When it's time to hand out laurels at the end of the year, early releases sometimes slip under the radar. So here's hoping that the January release of "Dirty Grandpa" doesn't prevent critics from remembering the film when they make up their Worst Movies of 2016 lists, because it is truly deserving.
The film seems designed to see just how much further degradation Robert De Niro's legacy can take, and at this point, the actor might be as well known for his late-career backslide into increasingly distressing dreck as he is for his indelible, influential work of the 1970s and '80s. The funny thing is that he seems to be perfectly happy to do it.

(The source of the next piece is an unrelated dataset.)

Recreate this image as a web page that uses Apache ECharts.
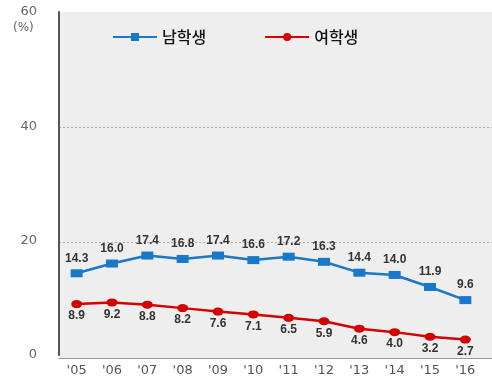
<!DOCTYPE html>
<html>
<head>
    <meta charset="utf-8" />
    <title>남학생 / 여학생</title>
    <script src="https://cdn.jsdelivr.net/npm/echarts@6/dist/echarts.min.js"></script>
    <style>
        html, body { margin: 0; padding: 0; background: #fff; }
        #chart { width: 492px; height: 377px; }
    </style>
</head>
<body>
    <div id="chart"></div>
    <script>
        // 연도 (카테고리)
        var years = ["'05", "'06", "'07", "'08", "'09", "'10", "'11", "'12", "'13", "'14", "'15", "'16"];
        // 남학생 (%)
        var boys = [14.3, 16.0, 17.4, 16.8, 17.4, 16.6, 17.2, 16.3, 14.4, 14.0, 11.9, 9.6];
        // 여학생 (%)
        var girls = [8.9, 9.2, 8.8, 8.2, 7.6, 7.1, 6.5, 5.9, 4.6, 4.0, 3.2, 2.7];
        // y축 눈금
        var yTicks = [0, 20, 40, 60];

        var chart = echarts.init(document.getElementById('chart'));

        var labelFont = {
            fontFamily: 'Liberation Sans',
            fontSize: 12,
            fontWeight: 'bold',
            color: '#333'
        };

        var option = {
            backgroundColor: '#ffffff',
            animation: false,
            legend: {
                top: 24,
                left: 107,
                itemWidth: 44,
                itemHeight: 10,
                itemGap: 58,
                textStyle: {
                    fontFamily: 'Noto Sans CJK KR',
                    fontSize: 16,
                    fontWeight: 500,
                    color: '#111'
                },
                data: ['남학생', '여학생']
            },
            grid: [
                // 데이터용
                { left: 59, right: 9, top: 12, bottom: 19 },
                // 배경, 점선, 아래 축선 (오른쪽 끝까지)
                { left: 59, right: 0, top: 12, bottom: 19, show: true, backgroundColor: '#eeeeee', borderWidth: 0, z: -1 }
            ],
            xAxis: [
                {
                    type: 'category',
                    gridIndex: 0,
                    data: years,
                    boundaryGap: true,
                    axisLine: { show: false },
                    axisTick: { show: false },
                    axisLabel: {
                        margin: 9,
                        fontFamily: 'DejaVu Sans',
                        fontSize: 13,
                        color: '#555'
                    }
                },
                {
                    type: 'value',
                    gridIndex: 1,
                    min: 0,
                    max: 1,
                    axisLine: { show: true, lineStyle: { color: '#999', width: 1 } },
                    axisTick: { show: false },
                    axisLabel: { show: false },
                    splitLine: { show: false }
                }
            ],
            yAxis: [
                {
                    type: 'value',
                    gridIndex: 0,
                    min: yTicks[0],
                    max: yTicks[yTicks.length - 1],
                    interval: 20,
                    axisLine: { show: true, lineStyle: { color: '#555', width: 2 } },
                    axisTick: { show: false },
                    splitLine: { show: false },
                    axisLabel: {
                        margin: 22,
                        fontFamily: 'DejaVu Sans',
                        fontSize: 13,
                        color: '#666'
                    }
                },
                {
                    type: 'value',
                    gridIndex: 1,
                    min: yTicks[0],
                    max: yTicks[yTicks.length - 1],
                    interval: 20,
                    axisLine: { show: false },
                    axisTick: { show: false },
                    axisLabel: { show: false },
                    splitLine: {
                        show: true,
                        showMinLine: false,
                        showMaxLine: false,
                        lineStyle: { color: '#aaa', type: [2, 2], width: 1 }
                    }
                }
            ],
            graphic: [
                {
                    type: 'text',
                    left: 13,
                    top: 22,
                    style: {
                        text: '(%)',
                        fontFamily: 'DejaVu Sans',
                        fontSize: 12,
                        fill: '#666'
                    }
                }
            ],
            series: [
                {
                    name: '남학생',
                    type: 'line',
                    xAxisIndex: 0,
                    yAxisIndex: 0,
                    data: boys,
                    symbol: 'rect',
                    symbolSize: [12, 8],
                    lineStyle: { color: '#1a78c8', width: 2.5 },
                    itemStyle: { color: '#1a78c8' },
                    label: {
                        show: true,
                        position: 'top',
                        distance: 5,
                        formatter: function (p) { return p.value.toFixed(1); },
                        fontFamily: labelFont.fontFamily,
                        fontSize: labelFont.fontSize,
                        fontWeight: labelFont.fontWeight,
                        color: labelFont.color
                    },
                    z: 3
                },
                {
                    name: '여학생',
                    type: 'line',
                    xAxisIndex: 0,
                    yAxisIndex: 0,
                    data: girls,
                    symbol: 'circle',
                    symbolSize: [11, 8],
                    lineStyle: { color: '#d40000', width: 2.5 },
                    itemStyle: { color: '#d40000' },
                    label: {
                        show: true,
                        position: 'bottom',
                        distance: 2,
                        formatter: function (p) { return p.value.toFixed(1); },
                        fontFamily: labelFont.fontFamily,
                        fontSize: labelFont.fontSize,
                        fontWeight: labelFont.fontWeight,
                        color: labelFont.color
                    },
                    z: 3
                }
            ]
        };

        chart.setOption(option);
    </script>
</body>
</html>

In "Dirty Grandpa," it appears that screenwriter John Phillips opened Final Draft and typed as many expletives, words for genitalia and gross, unfunny brand-based puns as he could think of — several dozen times. With set pieces recycled from old episodes of "MTV's Spring Break" and the running themes of masculinity panic, homophobia, racial stereotypes and casual references to sexual assault (these couldn't, in fairness, be described as "jokes"), there you have "Dirty Grandpa." The plot follows Richard (De Niro) as he hijacks his uptight grandson Jason (Zac Efron) to Daytona Beach, Fla., so he can party after his wife's death and talk Jason out of marrying the shrill Meredith (Julianne Hough).

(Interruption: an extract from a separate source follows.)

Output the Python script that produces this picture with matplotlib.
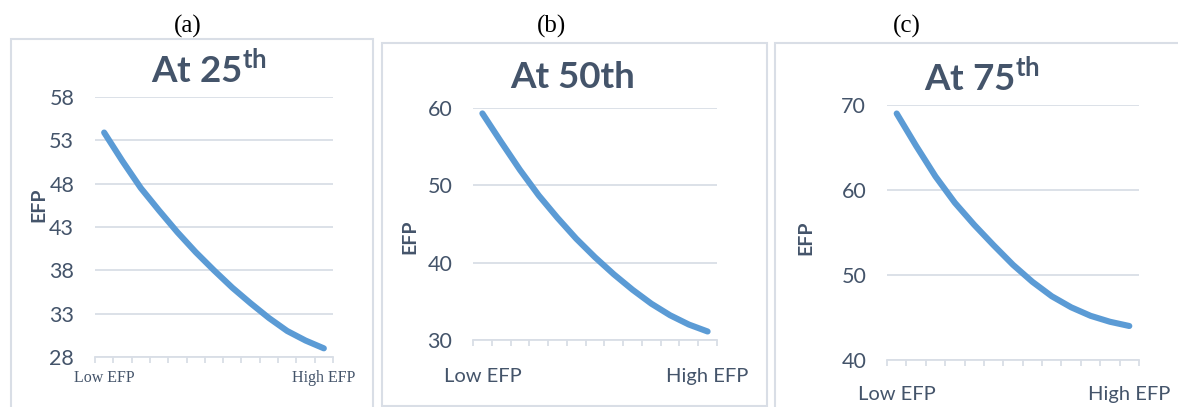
import matplotlib
matplotlib.use('Agg')
import matplotlib.pyplot as plt
from matplotlib.patches import Rectangle
import numpy as np

plt.rcParams['font.family'] = ['Lato', 'DejaVu Sans']
plt.rcParams['mathtext.fontset'] = 'custom'
plt.rcParams['mathtext.rm'] = 'Lato:bold'
plt.rcParams['mathtext.bf'] = 'Lato:bold'

# data (13 points along the EFP axis)
n_points = 13
efp_25 = [53.9, 50.6, 47.5, 44.9, 42.4, 40.1, 38.0, 36.0, 34.2, 32.5, 31.0, 29.9, 29.0]
efp_50 = [59.3, 55.6, 52.0, 48.7, 45.8, 43.1, 40.7, 38.5, 36.5, 34.7, 33.2, 32.0, 31.1]
efp_75 = [69.0, 65.2, 61.6, 58.5, 55.9, 53.5, 51.2, 49.2, 47.5, 46.2, 45.2, 44.5, 44.0]
x_labels = ['Low EFP', 'High EFP']
titles = [r'At 25$^{\mathbf{th}}$', 'At 50th', r'At 75$^{\mathbf{th}}$']
y_ticks = [[28, 33, 38, 43, 48, 53, 58], [30, 40, 50, 60], [40, 50, 60, 70]]
panel_tags = ['(a)', '(b)', '(c)']

W, H = 1178, 407
fig = plt.figure(figsize=(W / 100, H / 100), dpi=100)

line_c = '#5B9BD5'
text_c = '#44546A'
grid_c = '#D9DEE6'
box_c = '#D9DEE6'

# panel boxes, in pixels: left, top, right, bottom
boxes = [(11, 39, 373, 412), (382, 43, 767, 406), (775, 43, 1185, 412)]
for l, t, r, b in boxes:
    fig.patches.append(Rectangle((l / W, 1 - b / H), (r - l) / W, (b - t) / H,
                                 transform=fig.transFigure, fill=False,
                                 edgecolor=box_c, lw=1.5))

# axes areas in pixels
areas = [(95, 97, 333, 357), (473, 108, 717, 340), (887, 105, 1139, 360)]
title_x = [209, 573, 982]
title_y = [69, 77, 77]
tag_x = [188, 552, 907]
ylab_x = [39, 410, 806]
ylab_y = [205, 237, 238]
xpad = [9, 20, 19]

series = [efp_25, efp_50, efp_75]
for i, (l, t, r, b) in enumerate(areas):
    ax = fig.add_axes([l / W, 1 - b / H, (r - l) / W, (b - t) / H])
    x = np.arange(n_points)
    ax.plot(x, series[i], color=line_c, lw=4.4, solid_capstyle='round')
    ax.set_xlim(-0.5, n_points - 0.5)
    ax.set_ylim(y_ticks[i][0], y_ticks[i][-1])
    ax.set_yticks(y_ticks[i])
    ax.grid(axis='y', color=grid_c, lw=1.3)
    ax.set_axisbelow(True)
    for s in ['left', 'right', 'top']:
        ax.spines[s].set_visible(False)
    ax.spines['bottom'].set_color(grid_c)
    ax.spines['bottom'].set_linewidth(1.3)
    ax.set_xticks([0, n_points - 1])
    ax.set_xticks(np.arange(-0.5, n_points), minor=True)
    ax.tick_params(axis='x', which='major', length=0, pad=xpad[i])
    ax.tick_params(axis='x', which='minor', length=4, width=1.3, color=grid_c)
    ax.tick_params(axis='y', length=0, pad=15, labelsize=15.5, labelcolor=text_c)
    if i == 0:
        ax.set_xticklabels(x_labels, fontsize=11.5, color=text_c,
                           family='Liberation Serif')
    else:
        ax.set_xticklabels(x_labels, fontsize=14.5, color=text_c)

    fig.text(title_x[i] / W, 1 - title_y[i] / H, titles[i],
             ha='center', va='center', fontsize=26.5, fontweight='bold',
             color=text_c)
    fig.text(ylab_x[i] / W, 1 - ylab_y[i] / H, 'EFP', rotation=90,
             ha='center', va='center', fontsize=14, fontweight='bold',
             color=text_c)
    fig.text(tag_x[i] / W, 1 - 26 / H, panel_tags[i], ha='center',
             va='center', fontsize=18, family='Liberation Serif', color='black')

fig.savefig('out.png', dpi=100)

It goes without saying that the film is offensive, playing fast and loose with taboos such as the N-word, anti-Semitism, prison rape and child molestation, not to mention the treatment of women as mere orifices. But none of this is rendered in a particularly funny or novel way — just crude, shocking statements. Therefore, the film isn't actually offensive because it's trying so hard to be and failing miserably.
Much of "Dirty Grandpa'"s ire is directed at white males. Richard and everyone else constantly shame Jason for his slick, metrosexual/corporate lawyer life, with a continual gag referring to him as a "lesbian." Efron submits gamely to the debasement, which often results in his nudity or an emasculating wardrobe.
Directed by Dan Mazer, the filmmaking is sloppy. Most of the scenes make little sense. Day is suddenly night, photos appear on a camera mysteriously, characters contradict themselves. Punchlines don't land, and there's an overreliance on the trope of slow-motion walking to a cool song. And even that's not well executed.